Post:ballet to Begin Year with Two New Works

About two weeks ago the Berkeley Ballet Theater and its Artistic Director Robert Dekkers presented Available Light, a livestream program of four new short films involving the collaboration of original dance, music, and film. Dekkers is also Artistic Director of Post:ballet, which provided guest artists for Available Light. One week from today Post:ballet will ring in the New Year with two world premieres. The program will be presented in collaboration with the Berkeley Art Museum and Pacific Film Archive (BAMPFA) as the first event in BAMPFA’s 2021 Digital Season. As was the case in Available Light, the choreography will be extended with film. Program specifics are as follows:

  1. “La Folia” is choreographed by Vanessa Thiessen. The work is a duet that will be danced by Kody Jauron and Colleen Loverde. The title may be familiar, since it is the name of a Spanish harmonic progression that is now recognized as one of the earliest themes in the history of Western music. Composers have been inventing and publishing variations on this theme since the middle of the seventeenth century, but the music for this performance was composed by Danny Clay for the MUSA Baroque Ensemble, which gave the debut performance on May 31, 2014, marking an innovative approach to presenting new music with historical instruments. MUSA will provide the music for Thiessen’s choreography. Four of the performers had given the first performance of Clay’s piece: violist Addi Liu, Gretchen Claassen on gamba, cellist Laura Gaynon, and harpsichordist Derek Tam. On this new film they are joined by violinists Emily Kriner and Sarah Douglass. The film was created by Stephen Kimbrell, working with footage filmed along the Columbia River in Oregon.
  2. A totally different experience will be provided by “Eight Whiskus,” choreographed jointly by Dekkers and Emily Hansel. Once again the dance is named after a piece of music. John Cage composed the piece in 1984 as a solo for low voice, but he then reworked the score for solo violin the following year. That is the version that Dekkers and Hansel used; and the violinist will be Helen Kim, Associate Principal Second Violin with the San Francisco Symphony. The choreography is also a solo, and it will be danced by Hansel. Her performance was filmed at the AIDS Memorial Grove in Golden Gate Park by Reneff-Olson Productions.

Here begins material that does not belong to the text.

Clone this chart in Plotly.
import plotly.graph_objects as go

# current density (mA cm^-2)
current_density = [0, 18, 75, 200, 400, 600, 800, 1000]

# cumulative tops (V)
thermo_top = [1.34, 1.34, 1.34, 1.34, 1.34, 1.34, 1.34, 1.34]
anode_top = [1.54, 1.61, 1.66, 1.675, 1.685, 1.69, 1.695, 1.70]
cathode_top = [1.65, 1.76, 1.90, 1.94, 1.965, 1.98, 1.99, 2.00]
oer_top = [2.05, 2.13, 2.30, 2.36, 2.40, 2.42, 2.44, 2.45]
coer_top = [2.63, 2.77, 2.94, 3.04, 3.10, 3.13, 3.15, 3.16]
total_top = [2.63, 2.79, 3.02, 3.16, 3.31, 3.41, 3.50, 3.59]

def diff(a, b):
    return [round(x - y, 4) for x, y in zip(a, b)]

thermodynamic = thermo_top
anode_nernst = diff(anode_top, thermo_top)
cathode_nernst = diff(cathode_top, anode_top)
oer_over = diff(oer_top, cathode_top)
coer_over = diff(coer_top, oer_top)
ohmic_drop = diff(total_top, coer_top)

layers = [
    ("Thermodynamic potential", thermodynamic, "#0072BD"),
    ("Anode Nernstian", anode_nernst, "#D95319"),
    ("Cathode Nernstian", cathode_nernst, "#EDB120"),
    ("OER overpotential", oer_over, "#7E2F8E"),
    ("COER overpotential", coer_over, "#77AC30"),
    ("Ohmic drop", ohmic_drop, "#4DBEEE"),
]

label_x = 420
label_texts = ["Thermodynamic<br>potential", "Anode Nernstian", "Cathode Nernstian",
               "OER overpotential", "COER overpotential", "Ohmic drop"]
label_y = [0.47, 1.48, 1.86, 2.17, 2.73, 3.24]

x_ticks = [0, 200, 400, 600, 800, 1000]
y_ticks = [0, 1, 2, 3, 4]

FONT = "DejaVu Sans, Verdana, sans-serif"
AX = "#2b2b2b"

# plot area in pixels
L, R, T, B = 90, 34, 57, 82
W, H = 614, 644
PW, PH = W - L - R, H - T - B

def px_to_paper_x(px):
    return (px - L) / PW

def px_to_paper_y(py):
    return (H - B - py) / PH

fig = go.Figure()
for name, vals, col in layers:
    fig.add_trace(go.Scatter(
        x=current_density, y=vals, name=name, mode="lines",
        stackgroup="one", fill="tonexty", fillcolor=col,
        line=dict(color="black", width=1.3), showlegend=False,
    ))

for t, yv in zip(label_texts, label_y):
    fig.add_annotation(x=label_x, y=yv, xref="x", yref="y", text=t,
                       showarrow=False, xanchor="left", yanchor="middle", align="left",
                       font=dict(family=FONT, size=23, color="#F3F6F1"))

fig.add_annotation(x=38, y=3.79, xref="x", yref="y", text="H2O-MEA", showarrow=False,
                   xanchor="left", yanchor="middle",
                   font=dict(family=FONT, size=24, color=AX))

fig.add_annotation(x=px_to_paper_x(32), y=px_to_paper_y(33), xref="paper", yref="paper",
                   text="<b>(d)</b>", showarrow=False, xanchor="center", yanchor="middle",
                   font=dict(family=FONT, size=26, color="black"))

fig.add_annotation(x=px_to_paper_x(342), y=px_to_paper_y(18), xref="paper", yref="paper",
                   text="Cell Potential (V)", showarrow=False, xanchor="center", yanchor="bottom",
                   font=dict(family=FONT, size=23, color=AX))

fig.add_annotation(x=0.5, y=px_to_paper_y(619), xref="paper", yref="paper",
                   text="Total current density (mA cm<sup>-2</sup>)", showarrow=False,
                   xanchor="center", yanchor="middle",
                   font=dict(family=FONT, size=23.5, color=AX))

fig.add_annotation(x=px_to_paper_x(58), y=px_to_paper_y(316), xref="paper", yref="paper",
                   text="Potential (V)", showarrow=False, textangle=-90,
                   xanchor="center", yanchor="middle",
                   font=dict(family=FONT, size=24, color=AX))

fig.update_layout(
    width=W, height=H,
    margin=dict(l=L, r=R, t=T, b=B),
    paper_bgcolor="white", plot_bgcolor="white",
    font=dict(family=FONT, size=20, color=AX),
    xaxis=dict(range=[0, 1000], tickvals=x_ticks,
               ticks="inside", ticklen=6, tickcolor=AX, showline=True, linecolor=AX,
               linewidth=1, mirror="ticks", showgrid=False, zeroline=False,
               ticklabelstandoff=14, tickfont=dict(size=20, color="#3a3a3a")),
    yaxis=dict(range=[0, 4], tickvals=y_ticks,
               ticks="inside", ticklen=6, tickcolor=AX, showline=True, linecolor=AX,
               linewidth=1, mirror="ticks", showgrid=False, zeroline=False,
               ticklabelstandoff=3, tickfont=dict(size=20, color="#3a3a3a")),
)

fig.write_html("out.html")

Emily Hansel performing “Eight Whiskus” (from the film by Reneff-Olson Productions)

These premiere offerings will be live-streamed beginning at 7 p.m. on Thursday, January 7. BAMPFA will provide the streaming. The site for the video has not yet been finalized, but it will be uploaded to the YouTube Web site for BAMPFA. The performances will be followed by a brief, moderated Q&A with the participating artists.